Jul 6, 2010

[Books] Einstein's Dreams

Up until high school, my book choices were pretty much either science fiction or science fantasy books. I hard rarely delved into more contemporary fiction titles since I was perfectly content trying to gather up all the Star Wars and Star Trek books, as nearly impossibly as this task sounds like. That was my life then and there was nothing wrong with that, I know.

But then college came along and soon I found myself wondering why I had never tried authors like this before. The stories were different and sometimes geeky too, but in very different ways. I wasn't getting bored with the lack of blasters, phasers and magic wands and instead I was really loving all these other books. Of course this one in particular holds a very special place in my heart - it's probably an Einstein thing, of course.

College was a great time for me, mainly because of my humanities classes. Sure, I still enjoy solving math problems until today and I'm obviously quite the computer geek but there was just something else about diving into new literary avenues with the rest of my class. Maybe I just got really lucky when I found a great Humanities professor who had such an interesting and eclectic taste in books that it changed a lot of my reading choices forever.

Einstein's Dreams is the first work of fiction by physicist Alan Lightman (don't you just love the irony of his name?) and it wasn't just a decent effort. Quite frankly, this book is just amazing and is written in almost lyrical, prose-like style that is a joy to read.

Photograph of Albert Einstein in his office at...Image via Wikipedia
The book is a fictional account of what might have been going through the mind of a young Albert Einstein while he was working out the now famous Theory of Relativity. Instead of just straightforward thoughts about numbers and equations, this Einstein has dreams of the various theories related to time. Each night is a different dream and a different notion of time presented in a highly fantastic and almost magical way that makes it hard to believe there's actual science behind it. But in truth, there is a lot of scientific weight behind a number of these dreams and many of them are in fact illustrations of Relativity applied in a more extreme manner.

For example, one dream involves how time-travelers end up being outcasts from time. They end up becoming immobilized by the fear of doing something that will alter their timeline and destroy their future. Or there was the dream about the center of time where things crawl to a standstill and lovers can escape to in order to make a moment stretch for an eternity. There are the people whose houses are all on wheels in order to achieve greater and greater acceleration and thus make time somehow move slower. Or there's the dream about the people who believe that living higher off the ground gives them more time on this world. These folks spend their lives in their houses on stilts, barely leaving their sanctuaries to bolt across the ground for supplies or whatever.
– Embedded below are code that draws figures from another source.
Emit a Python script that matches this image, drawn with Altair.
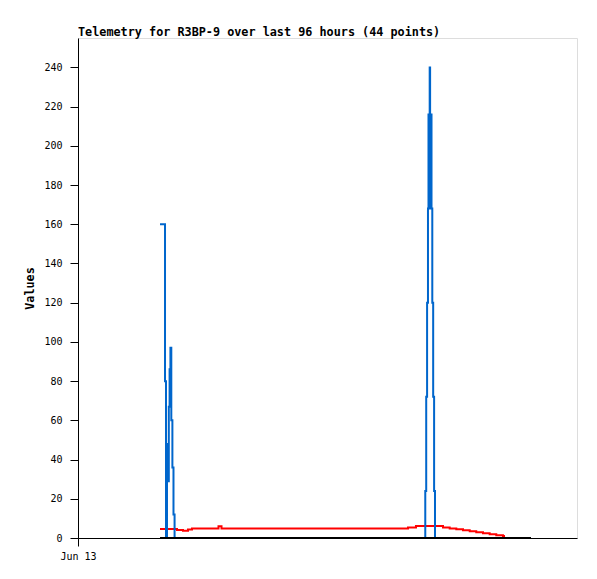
import altair as alt
import pandas as pd

# hours since Jun 13 00:00
blue_hours = [15.78, 16.74, 16.93, 17.12, 17.32, 17.47, 17.62, 17.78, 17.95, 18.16, 18.37, 18.58,
              66.81, 66.99, 67.16, 67.33, 67.43, 67.53, 67.60, 67.66, 67.74, 67.83, 67.91, 68.01,
              68.16, 68.33, 68.51, 68.68]
blue_values = [160, 80, 0, 48, 29, 67, 86, 97, 60, 36, 12, 0,
               24, 72, 120, 168, 216, 168, 216, 240, 216, 168, 216, 168,
               120, 72, 24, 0]

red_hours = [15.78, 19.05, 20.20, 21.16, 21.93, 27.03, 27.61, 63.49, 65.02, 70.22, 71.51,
             72.78, 74.07, 75.36, 76.62, 77.91, 79.20, 80.47, 81.76, 82.15]
red_values = [4.6, 4.1, 3.7, 4.3, 4.9, 6.0, 4.8, 5.4, 6.1, 5.4, 4.9,
              4.4, 3.9, 3.4, 2.9, 2.4, 1.9, 1.4, 1.0, 1.0]

black_hours = [15.78, 87.15]
black_values = [0, 0]

x_ticks = [0]
x_tick_label = "Jun 13"
y_ticks = list(range(0, 241, 20))

title_text = "Telemetry for R3BP-9 over last 96 hours (44 points)"
FONT = "DejaVu Sans Mono"

blue_df = pd.DataFrame({"h": blue_hours, "v": blue_values})
red_df = pd.DataFrame({"h": red_hours, "v": red_values})
black_df = pd.DataFrame({"h": black_hours, "v": black_values})

xs = alt.Scale(domain=[0, 96], nice=False, zero=False)
ys = alt.Scale(domain=[0, 255], nice=False)

xenc = alt.X("h:Q", scale=xs, title=None,
             axis=alt.Axis(values=x_ticks, labelExpr=f"'{x_tick_label}'", grid=False,
                           labelFlush=False,
                           tickSize=8, labelPadding=5, labelFont=FONT, labelFontSize=10,
                           labelColor="black", domainColor="black", tickColor="black"))
yenc = alt.Y("v:Q", scale=ys, title="Values",
             axis=alt.Axis(values=y_ticks, grid=False, tickSize=8, labelPadding=8,
                           labelFont=FONT, labelFontSize=10, labelColor="black",
                           domainColor="black", tickColor="black",
                           titleFont=FONT, titleFontSize=11.8, titleFontWeight="bold",
                           titleColor="black", titlePadding=8))

red = alt.Chart(red_df).mark_line(color="#FF0000", strokeWidth=2, interpolate="step-after").encode(x=xenc, y=yenc)
blue = alt.Chart(blue_df).mark_line(color="#0066CC", strokeWidth=2, interpolate="step-after").encode(x=xenc, y=yenc)
black = alt.Chart(black_df).mark_line(color="black", strokeWidth=2).encode(x=xenc, y=yenc)

chart = alt.layer(red, blue, black).properties(
    width=499, height=500,
    title=alt.TitleParams(title_text, anchor="start", frame="group", font=FONT, fontSize=11.8,
                          fontWeight="bold", color="black", offset=-1),
    autosize=alt.AutoSizeParams(type="none"),
    padding={"left": 70, "top": 30, "right": 12, "bottom": 33},
).configure_view(stroke="black", strokeWidth=1).configure(background="white")

chart.save("out.html", embed_options={"renderer": "svg", "actions": False})
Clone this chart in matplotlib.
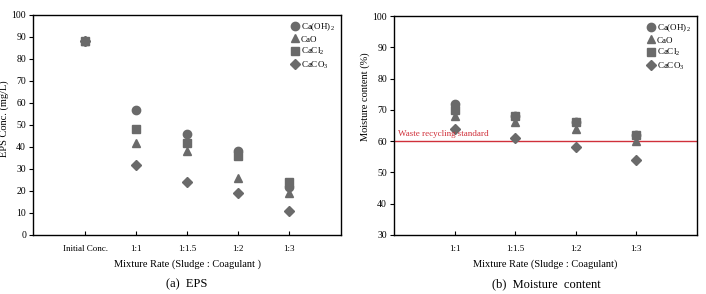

Every dream is unique and it seems like a completely different and impossible reality. However once you get past the exagerrated metaphors, you'll realize that you are in fact looking at an aspect of time as we know it today. At the very least, you'll find yourself walking through a world based on a prior speculation about time that has long since been disproven. And this is the challenge of Einstein - to weed out the useless dreams from the relevant ones that will eventually lead to his theory of time.

Given this was the first attempt at a novel-length piece of fiction for a physicist, a profession not stereotypically known for writing, this book is amazing. I know I already said this but I really felt like his style was very prose-like in nature. But the true beauty is the fact that he gets to convey his message in simpler terms and did not have to rely on polysyllabic words to sound more impressive or something like that.

And yes, I realize the irony in using the term polysyllabic just there.

One could argue that it's not really a single story but is probably more like a collection of short stories about time, and I can accept this. The books' main unifying elements are these occasional cutaways to Einstein's life at the times and how he struggles with both the theory and his dreams related to it. Of course the book ends with him finalizing the Theory of Relativity, but that doesn't necessarily have to rely on the various alternate worlds the dreams bring us to. Still, I wouldn't mind sharing a single dream or two with friends or loved ones, if only to convey a particular point or just celebrate how great many of these dreams truly are.

You don't even need to be a scientist to appreciate this book. Sure, it's fun to be able to identify which aspect of special relativity is being portrayed in a particular dream or which ones are just fantasy. That's the geeky side to it that you'll never be able to get rid of. However without the science stuff, it's still a tremendous beautiful novel with wonderfully unique and creative worlds that just happen to all be about time and motion.

Einstein's Dreams is one of my favorite novels to date and a constant reminder that a geek and can write good contemporary fiction. It deserves a full 5 alternative versions of Germany out of a possible 5.